Directions for this task – Give every line of the data again, unchanged, but with no pictures.

Given material –
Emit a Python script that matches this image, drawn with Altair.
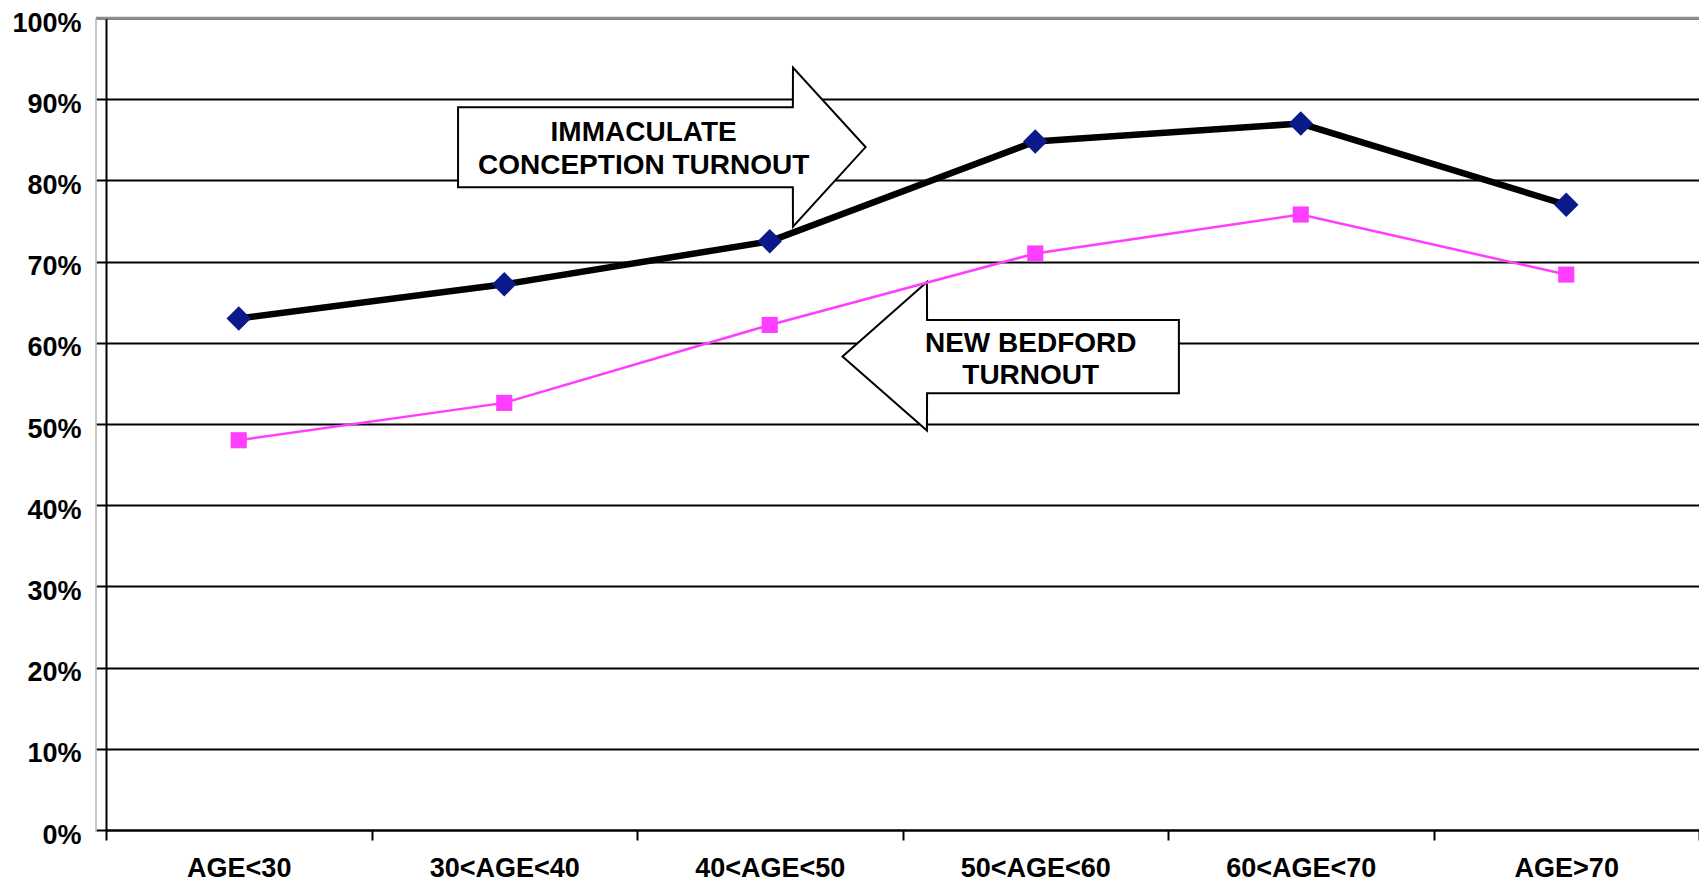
import altair as alt
import pandas as pd

# ---- data ----
categories = ["AGE<30", "30<AGE<40", "40<AGE<50", "50<AGE<60", "60<AGE<70", "AGE>70"]
immaculate = [0.630, 0.672, 0.725, 0.848, 0.870, 0.770]
new_bedford = [0.480, 0.526, 0.622, 0.710, 0.758, 0.684]
y_ticks = [0.0, 0.1, 0.2, 0.3, 0.4, 0.5, 0.6, 0.7, 0.8, 0.9, 1.0]

# annotation block arrows, in data units (x: band index 0..6, y: share 0..1)
ic_arrow_x = [1.326, 2.587, 2.5875, 2.861]
ic_arrow_top = [0.890, 0.890, 0.939, 0.841]
ic_arrow_bottom = [0.7915, 0.7915, 0.743, 0.841]
nb_arrow_x = [2.774, 3.092, 3.0925, 4.041]
nb_arrow_top = [0.583, 0.675, 0.628, 0.628]
nb_arrow_bottom = [0.583, 0.492, 0.538, 0.538]
label_x = [2.025, 2.025, 3.483, 3.483]
label_y = [0.849, 0.808, 0.589, 0.549]
label_text = ["IMMACULATE", "CONCEPTION TURNOUT", "NEW BEDFORD", "TURNOUT"]

W = 1593
H = 812
FONT = "Liberation Sans"

ic = pd.DataFrame({"age": categories, "share": immaculate})
nb = pd.DataFrame({"age": categories, "share": new_bedford})
ic_arrow = pd.DataFrame({"x": ic_arrow_x, "top": ic_arrow_top, "bottom": ic_arrow_bottom})
nb_arrow = pd.DataFrame({"x": nb_arrow_x, "top": nb_arrow_top, "bottom": nb_arrow_bottom})
labels = pd.DataFrame({"x": label_x, "y": label_y, "label": label_text})

y_axis = alt.Axis(
    title=None,
    values=y_ticks,
    format=".0%",
    labelFont=FONT,
    labelFontSize=27,
    labelFontWeight="bold",
    labelColor="black",
    labelPadding=15,
    labelBaseline="middle",
    labelOffset=5,
    tickSize=10,
    tickWidth=2,
    tickColor="black",
    domainColor="black",
    domainWidth=2,
    grid=True,
    gridWidth=2,
    gridColor="black",
)
y_scale = alt.Scale(domain=[0, 1], nice=False)

x_enc = alt.X(
    "age:N",
    sort=categories,
    bandPosition=0.5,
    scale=alt.Scale(type="band", paddingInner=0, paddingOuter=0),
    axis=alt.Axis(
        title=None,
        tickBand="extent",
        labelAngle=0,
        labelFont=FONT,
        labelFontSize=27,
        labelFontWeight="bold",
        labelColor="black",
        labelPadding=15,
        labelOverlap=False,
        tickSize=10,
        tickWidth=2,
        tickColor="black",
        domainColor="black",
        domainWidth=2,
        grid=False,
    ),
)
y_enc = alt.Y("share:Q", scale=y_scale, axis=y_axis)

nb_line = alt.Chart(nb).mark_line(color="#ff3dff", strokeWidth=2.5).encode(x=x_enc, y=y_enc)
nb_pts = alt.Chart(nb).mark_point(shape="square", filled=True, size=260, color="#ff3dff", opacity=1).encode(x=x_enc, y=y_enc)
ic_line = alt.Chart(ic).mark_line(color="black", strokeWidth=6.5).encode(x=x_enc, y=y_enc)
ic_pts = alt.Chart(ic).mark_point(shape="diamond", filled=True, size=600, color="#0a1a8a", opacity=1).encode(x=x_enc, y=y_enc)

data_layer = alt.layer(nb_line, nb_pts, ic_line, ic_pts)

ax = alt.X("x:Q", scale=alt.Scale(domain=[0, 6], nice=False, zero=False), axis=None)

one = pd.DataFrame({"a": [0]})
frame_left = alt.Chart(one).mark_rule(color="#b4b4b4", strokeWidth=1.5).encode(
    x=alt.value(-10), y=alt.value(0), y2=alt.value(H + 2)
)
frame_top = alt.Chart(one).mark_rule(color="#8c8c8c", strokeWidth=2.5).encode(
    x=alt.value(-10), x2=alt.value(W), y=alt.value(0)
)

def arrow(df):
    return alt.Chart(df).mark_area(
        fill="white", stroke="black", strokeWidth=2, opacity=1, fillOpacity=1, interpolate="linear"
    ).encode(
        x=ax,
        y=alt.Y("top:Q", scale=y_scale, axis=y_axis),
        y2="bottom:Q",
    )

arrow_text = alt.Chart(labels).mark_text(
    font=FONT, fontSize=28, fontWeight="bold", color="black", align="center", baseline="alphabetic"
).encode(
    x=ax,
    y=alt.Y("y:Q", scale=y_scale, axis=y_axis),
    text="label:N",
)
annot_layer = alt.layer(frame_left, frame_top, arrow(ic_arrow), arrow(nb_arrow), arrow_text)

chart = (
    alt.layer(annot_layer, data_layer)
    .resolve_scale(x="independent")
    .properties(
        width=W,
        height=H,
        autosize=alt.AutoSizeParams(type="none"),
        padding={"left": 98, "top": 10, "right": 0, "bottom": 52},
    )
    .configure_view(stroke=None)
)

chart.save("out.html", embed_options={"renderer": "svg", "actions": False})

Response –
Emit a Python script that matches this image, drawn with Altair.
import altair as alt
import pandas as pd

# ---- data ----
categories = ["AGE<30", "30<AGE<40", "40<AGE<50", "50<AGE<60", "60<AGE<70", "AGE>70"]
immaculate = [0.630, 0.672, 0.725, 0.848, 0.870, 0.770]
new_bedford = [0.480, 0.526, 0.622, 0.710, 0.758, 0.684]
y_ticks = [0.0, 0.1, 0.2, 0.3, 0.4, 0.5, 0.6, 0.7, 0.8, 0.9, 1.0]

# annotation block arrows, in data units (x: band index 0..6, y: share 0..1)
ic_arrow_x = [1.326, 2.587, 2.5875, 2.861]
ic_arrow_top = [0.890, 0.890, 0.939, 0.841]
ic_arrow_bottom = [0.7915, 0.7915, 0.743, 0.841]
nb_arrow_x = [2.774, 3.092, 3.0925, 4.041]
nb_arrow_top = [0.583, 0.675, 0.628, 0.628]
nb_arrow_bottom = [0.583, 0.492, 0.538, 0.538]
label_x = [2.025, 2.025, 3.483, 3.483]
label_y = [0.849, 0.808, 0.589, 0.549]
label_text = ["IMMACULATE", "CONCEPTION TURNOUT", "NEW BEDFORD", "TURNOUT"]

W = 1593
H = 812
FONT = "Liberation Sans"

ic = pd.DataFrame({"age": categories, "share": immaculate})
nb = pd.DataFrame({"age": categories, "share": new_bedford})
ic_arrow = pd.DataFrame({"x": ic_arrow_x, "top": ic_arrow_top, "bottom": ic_arrow_bottom})
nb_arrow = pd.DataFrame({"x": nb_arrow_x, "top": nb_arrow_top, "bottom": nb_arrow_bottom})
labels = pd.DataFrame({"x": label_x, "y": label_y, "label": label_text})

y_axis = alt.Axis(
    title=None,
    values=y_ticks,
    format=".0%",
    labelFont=FONT,
    labelFontSize=27,
    labelFontWeight="bold",
    labelColor="black",
    labelPadding=15,
    labelBaseline="middle",
    labelOffset=5,
    tickSize=10,
    tickWidth=2,
    tickColor="black",
    domainColor="black",
    domainWidth=2,
    grid=True,
    gridWidth=2,
    gridColor="black",
)
y_scale = alt.Scale(domain=[0, 1], nice=False)

x_enc = alt.X(
    "age:N",
    sort=categories,
    bandPosition=0.5,
    scale=alt.Scale(type="band", paddingInner=0, paddingOuter=0),
    axis=alt.Axis(
        title=None,
        tickBand="extent",
        labelAngle=0,
        labelFont=FONT,
        labelFontSize=27,
        labelFontWeight="bold",
        labelColor="black",
        labelPadding=15,
        labelOverlap=False,
        tickSize=10,
        tickWidth=2,
        tickColor="black",
        domainColor="black",
        domainWidth=2,
        grid=False,
    ),
)
y_enc = alt.Y("share:Q", scale=y_scale, axis=y_axis)

nb_line = alt.Chart(nb).mark_line(color="#ff3dff", strokeWidth=2.5).encode(x=x_enc, y=y_enc)
nb_pts = alt.Chart(nb).mark_point(shape="square", filled=True, size=260, color="#ff3dff", opacity=1).encode(x=x_enc, y=y_enc)
ic_line = alt.Chart(ic).mark_line(color="black", strokeWidth=6.5).encode(x=x_enc, y=y_enc)
ic_pts = alt.Chart(ic).mark_point(shape="diamond", filled=True, size=600, color="#0a1a8a", opacity=1).encode(x=x_enc, y=y_enc)

data_layer = alt.layer(nb_line, nb_pts, ic_line, ic_pts)

ax = alt.X("x:Q", scale=alt.Scale(domain=[0, 6], nice=False, zero=False), axis=None)

one = pd.DataFrame({"a": [0]})
frame_left = alt.Chart(one).mark_rule(color="#b4b4b4", strokeWidth=1.5).encode(
    x=alt.value(-10), y=alt.value(0), y2=alt.value(H + 2)
)
frame_top = alt.Chart(one).mark_rule(color="#8c8c8c", strokeWidth=2.5).encode(
    x=alt.value(-10), x2=alt.value(W), y=alt.value(0)
)

def arrow(df):
    return alt.Chart(df).mark_area(
        fill="white", stroke="black", strokeWidth=2, opacity=1, fillOpacity=1, interpolate="linear"
    ).encode(
        x=ax,
        y=alt.Y("top:Q", scale=y_scale, axis=y_axis),
        y2="bottom:Q",
    )

arrow_text = alt.Chart(labels).mark_text(
    font=FONT, fontSize=28, fontWeight="bold", color="black", align="center", baseline="alphabetic"
).encode(
    x=ax,
    y=alt.Y("y:Q", scale=y_scale, axis=y_axis),
    text="label:N",
)
annot_layer = alt.layer(frame_left, frame_top, arrow(ic_arrow), arrow(nb_arrow), arrow_text)

chart = (
    alt.layer(annot_layer, data_layer)
    .resolve_scale(x="independent")
    .properties(
        width=W,
        height=H,
        autosize=alt.AutoSizeParams(type="none"),
        padding={"left": 98, "top": 10, "right": 0, "bottom": 52},
    )
    .configure_view(stroke=None)
)

chart.save("out.html", embed_options={"renderer": "svg", "actions": False})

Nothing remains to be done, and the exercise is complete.